Maus by Art Spiegelman MARO SIRANOSIAN/AFP via Getty Images
Maus by Art Spiegelman MARO SIRANOSIAN/AFP via Getty Images

Bowing to pressure from conservatives, the superintendent of a Texas school district agreed earlier this month to remove 676 books from its libraries, including seminal texts on the Holocaust and antisemitism, according to a report by the Jewish Telegraphic Agency.

That superintendent, Carol Perez, is now facing her own removal by a board of trustees that recently voted to initiate a separation process on the grounds that her 10-year contract is illegal, clearly violating a Texas law that limits such contracts to five years.

Though the censorship has not been cited as a cause for removal, the decision by the trustees came just weeks after she provoked backlash by immediately surrendering to a demand from right-wing activists to purge "very sexually explicit" and "filthy and evil" books, rather than asking them to go through a formal challenge process first.

The activists, led by a local pastor and outspoken Israel advocate Luis Cabrera, had been pushing the Mission Consolidated Independent School District in south Texas to remove books about gender, sexuality and race; two groups that he is an active member of — Citizens Defending Freedom and Remnant Alliance — also wants to rid libraries of books about the Holocaust.

The campaign against books that offend right-wing sensibilities is one being carried out across the United States, with its most notable successes occurring in GOP-controlled states such as Florida and Texas, where school officials have banned a graphic adaptation of Anne Frank's diary, or Tennessee, where a district removed "Maus," a graphic novel about the Holocaust, from the middle school curriculum.

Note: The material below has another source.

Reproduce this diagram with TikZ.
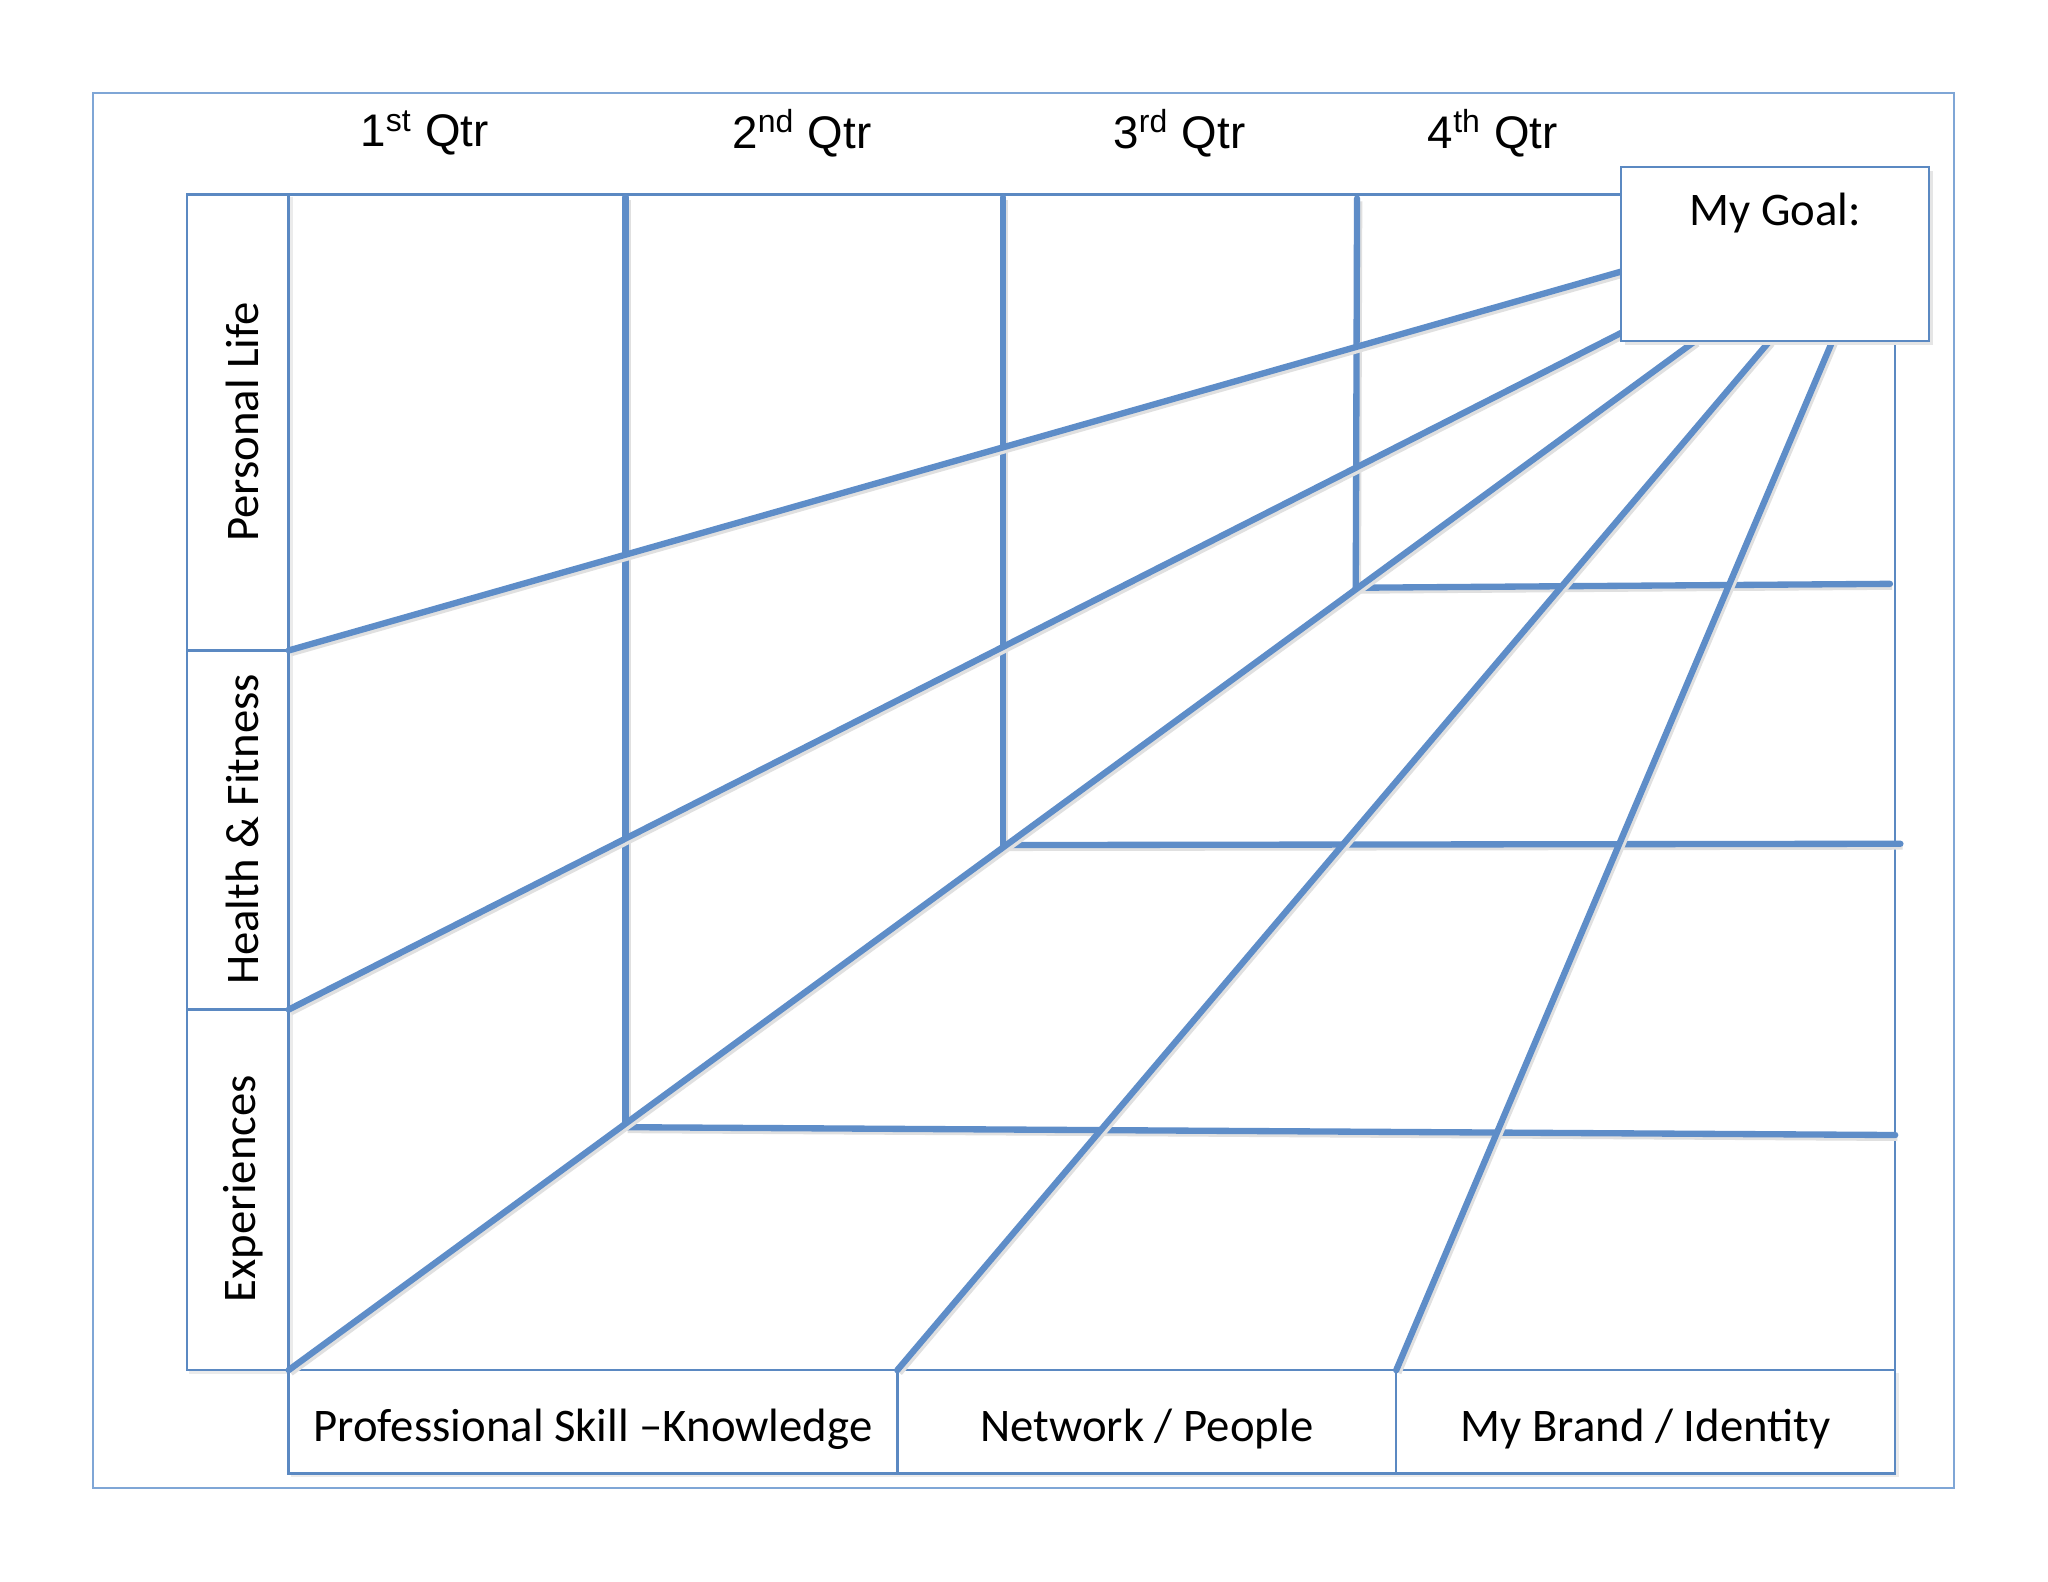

In Iowa, school districts quietly disposed of a slew of Holocaust-themed books and films after lobbying by activists.

In emails that were copied to Gabrera and other local right-wing leaders, activist Martha Garza-Johnson presented Perez with the list of 676 offending books, which included Anne Frank's diary, "Maus," "The Fixer," "Kasher in the Rye" and other works about the Holocaust and the Jewish experience. If their demands were not met, Garza-Johnson continued, she and other activists would crash public school board meetings and read graphic passages from the books out loud.

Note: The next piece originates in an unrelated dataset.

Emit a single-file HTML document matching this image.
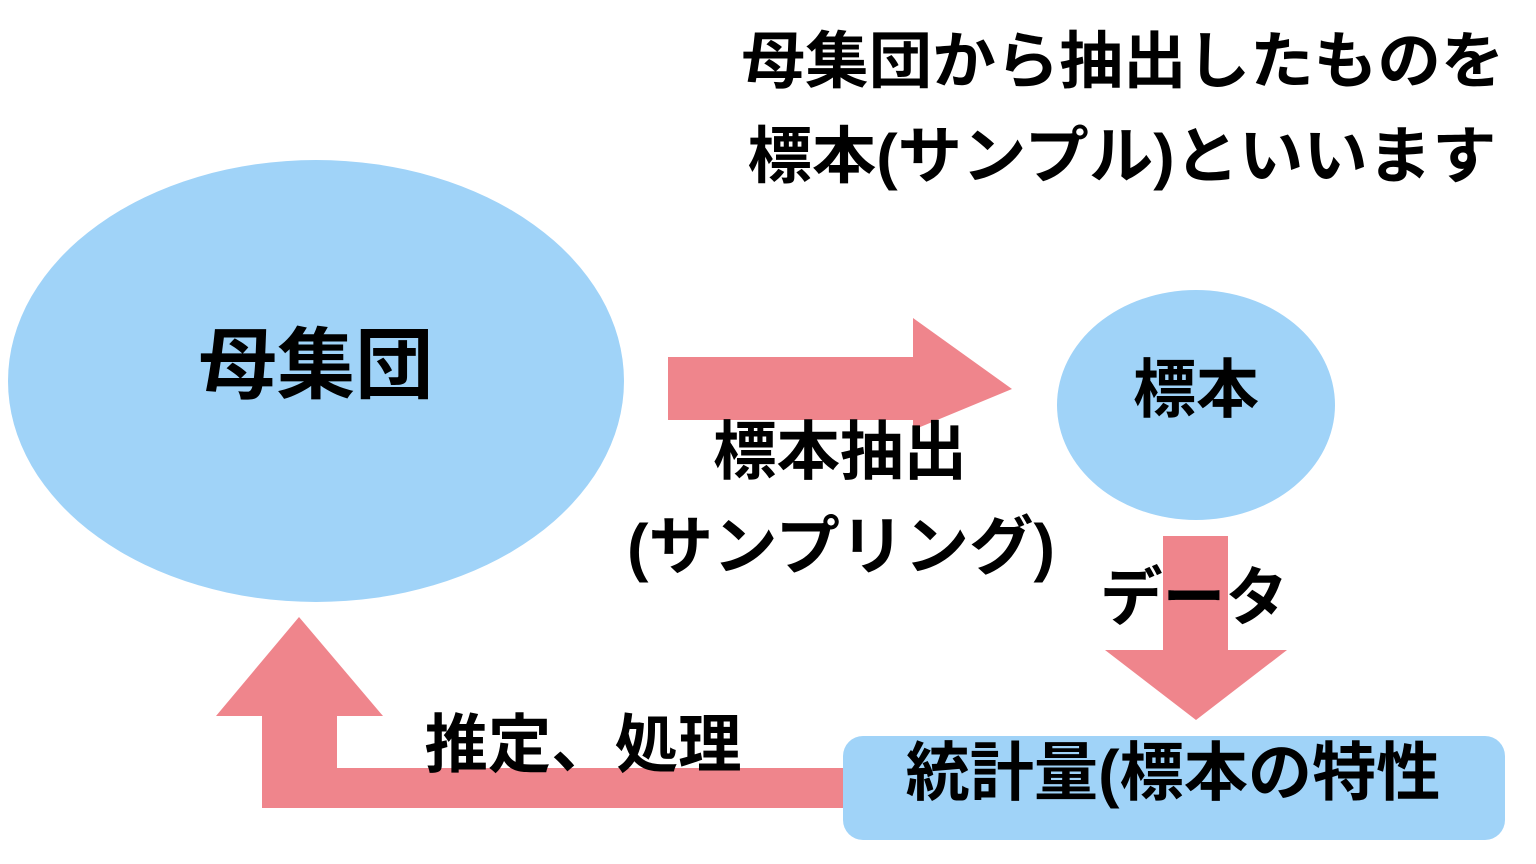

“We are here to work with you,” she wrote. “We are advocating for our children because we want to protect them from these extremely vulgar and offensive books that have no business in our schools.”

“We will certainly check to see if we have those books to remove them,” Perez responded. “Thank you!”

Mission CISD's deputy superintendent then followed up to assure them that she would “begin working with Library Services to track the books on the system and have them removed from the libraries.”

Although the right-wing activists, with backing from Republican Gov. Greg Abbott, have targeted other schools in the region with the same threats, Mission CISD is the only school district to have acceded to their version of demands. It's unknown whether the district followed through on removing the books.